DNA Barcode Technology Enables Massive Simultaneous Drug Candidate Validation

A Korean research team has launched a public drug discovery service capable of screening and validating tens of millions of compounds simultaneously. Until now, such technologies were either available only to a limited number of companies with in-house platforms or had to be outsourced to expensive overseas service providers. The new public platform is expected to provide domestic industry, academia, and research institutes with more accessible and cost-effective hit discovery opportunities.

The Korea Research Institute of Chemical Technology (KRICT, President Seok-Min Shin) announced that its DNA-Encoded Library (DEL) Research Center has launched the "DEL CoreBank Platform," which supports hit discovery processes based on DNA-Encoded Library technology. The platform offers services ranging from compound library provision and screening to data analysis and follow-up validation.

DEL technology attaches unique DNA sequences to compounds like barcodes, allowing vast numbers of compounds to be distinguished and screened simultaneously. The technology is expected to complement conventional high-precision screening approaches by enabling ultra-large-scale hit discovery.

Drug discovery begins with the screening process, in which researchers identify hit compounds capable of binding to disease-related target proteins from among diverse chemical structures.

Conventional High Throughput Screening (HTS) methods analyze compounds individually in separate wells. Because binding reactions can be directly measured without additional molecular modifications, HTS provides high reliability.

However, if one million compounds must be screened, even using sixty 384-well plates per day would require about two months. As a result, screening extremely large compound collections involves substantial time and cost burdens, as well as large quantities of protein samples.

In contrast, DEL technology enables simultaneous screening by mixing compounds together in a single experiment. Even when the number of compounds exceeds tens of millions, the screening process can be completed within one month.

First, different chemical building blocks (BBs) and corresponding DNA barcodes are placed into 100 wells and chemically linked together. After mixing all compounds into a single solution, the mixture is redistributed into another set of 100 wells, where additional chemical structures and DNA barcodes are attached. This process generates 10,000 structurally distinct compounds. By repeating the synthesis-and-splitting cycle three times using 100 types each of building blocks A, B, and C, researchers can generate a mixed library containing one million compounds.

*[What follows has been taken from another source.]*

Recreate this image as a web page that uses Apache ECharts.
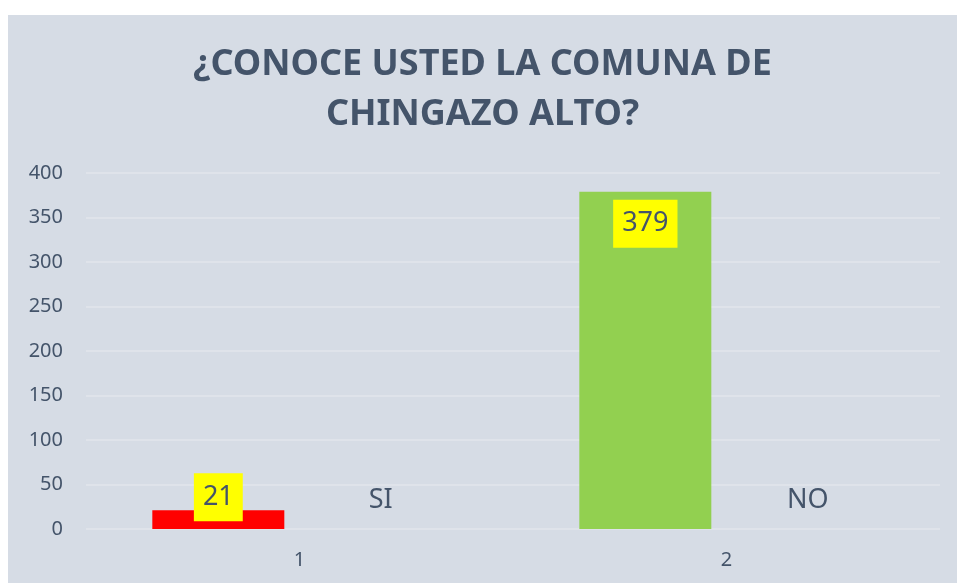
<!DOCTYPE html>
<html>
<head>
<meta charset="utf-8">
<script src="https://cdn.jsdelivr.net/npm/echarts@6/dist/echarts.min.js"></script>
<style>
  html, body { margin: 0; padding: 0; background: #ffffff; }
  #chart { position: absolute; left: 8px; top: 15px; width: 949px; height: 568px; }
</style>
</head>
<body>
<div id="chart"></div>
<script>
var categories = ['1', '2'];
var values = [21, 379];
var answers = ['SI', 'NO'];
var barColors = ['#ff0000', '#92d050'];
var yTicks = [0, 50, 100, 150, 200, 250, 300, 350, 400];

var textColor = '#44546a';
var font = 'Noto Sans';

var myChart = echarts.init(document.getElementById('chart'));

var valueData = values.map(function(v, i){
    var d = {value: v, itemStyle: {color: barColors[i]}};
    // small bar: excel pushes the label up out of the bar
    if (v < 50) {
        d.label = {position: 'top', distance: -11};
    }
    return d;
});

var option = {
    backgroundColor: '#d6dce5',
    animation: false,
    title: {
        text: '¿CONOCE USTED LA COMUNA DE\nCHINGAZO ALTO?',
        left: 'center',
        top: 25,
        padding: [0, 0, 0, 12],
        textStyle: {
            color: textColor,
            fontFamily: font,
            fontWeight: 'bold',
            fontSize: 36,
            lineHeight: 50
        }
    },
    grid: {left: 78, right: 17, top: 158, bottom: 54},
    xAxis: {
        type: 'category',
        data: categories,
        axisLine: {show: false},
        axisTick: {show: false},
        axisLabel: {color: textColor, fontFamily: font, fontSize: 20, margin: 21}
    },
    yAxis: {
        type: 'value',
        min: yTicks[0],
        max: yTicks[yTicks.length - 1],
        interval: yTicks[1] - yTicks[0],
        axisLine: {show: false},
        axisTick: {show: false},
        axisLabel: {color: textColor, fontFamily: font, fontSize: 20, margin: 23},
        splitLine: {lineStyle: {color: '#dfe3ea', width: 2}}
    },
    series: [
        {
            type: 'bar',
            data: valueData,
            barWidth: 132,
            barGap: '23%',
            label: {
                show: true,
                position: 'insideTop',
                distance: 8,
                color: textColor,
                fontFamily: font,
                fontSize: 27,
                lineHeight: 28,
                backgroundColor: '#ffff00',
                padding: [10, 9]
            }
        },
        {
            type: 'bar',
            data: answers.map(function(){ return 0; }),
            barWidth: 132,
            itemStyle: {color: 'rgba(0,0,0,0)'},
            label: {
                show: true,
                position: 'top',
                distance: 15,
                color: textColor,
                fontFamily: font,
                fontSize: 27,
                formatter: function(p){ return answers[p.dataIndex]; }
            }
        }
    ]
};

myChart.setOption(option);
</script>
</body>
</html>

The compound mixture is then exposed to disease-related target proteins, followed by Next Generation Sequencing (NGS) to identify which DNA barcodes remain enriched after binding. This computational process decodes millions of DNA fragments and matches them to the original chemical structure database.

Because DEL experiments are performed in mixed solutions with DNA-conjugated compounds rather than pure compounds themselves, errors may occur, such as nonspecific binding to impurities or preferential amplification of certain DNA sequences. To address these issues, KRICT developed AI-based analysis methods trained on large-scale experimental datasets to identify structural patterns associated with stronger protein-binding affinity.

Among the surviving hit compounds, the top 50 compounds predicted to have the highest drug potential are selected through machine-learning-based data analysis, and a final report is provided. If requested, the platform also supports resynthesis of pure compounds without DNA barcodes and experimental validation against the user's target proteins.

The DEL Research Center has sought to overcome barriers such as the high cost of overseas DEL services and concerns over information leakage. Through 2027, while the project is supported by the Ministry of Science and ICT and the National Research Foundation of Korea under the "CoreBank Construction Project Based on a Large-Scale DNA-Encoded Library Platform," service fees will be temporarily reduced by 50%.

Daewoong Pharmaceutical, iLAB Inc., the National Cancer Center, Ewha Womans University, and GIST are among the organizations that have begun receiving support. Researchers can apply through the DEL Research Center menu on the Korea Chemical Bank website, and support will be provided after review of factors such as target overlap.

Dr. Jung-Nyoung Heo, Director of the DEL Research Center, stated, "We will help reduce Korea's dependence on overseas DEL technologies and support efficient domestic drug discovery processes from initial hit discovery to follow-up validation."

It is meaningful that advanced drug discovery services are now being provided to Korean researchers through a DEL CoreBank platform established with domestic technologies."

Seok-Min Shin, President, Korea Research Institute of Chemical Technology   

The DEL Research Center expects the platform to contribute to the discovery of small-molecule drug candidates for various diseases, including cancer, immune diseases, and infectious diseases, and to help translate early hit discovery into practical drug development outcomes.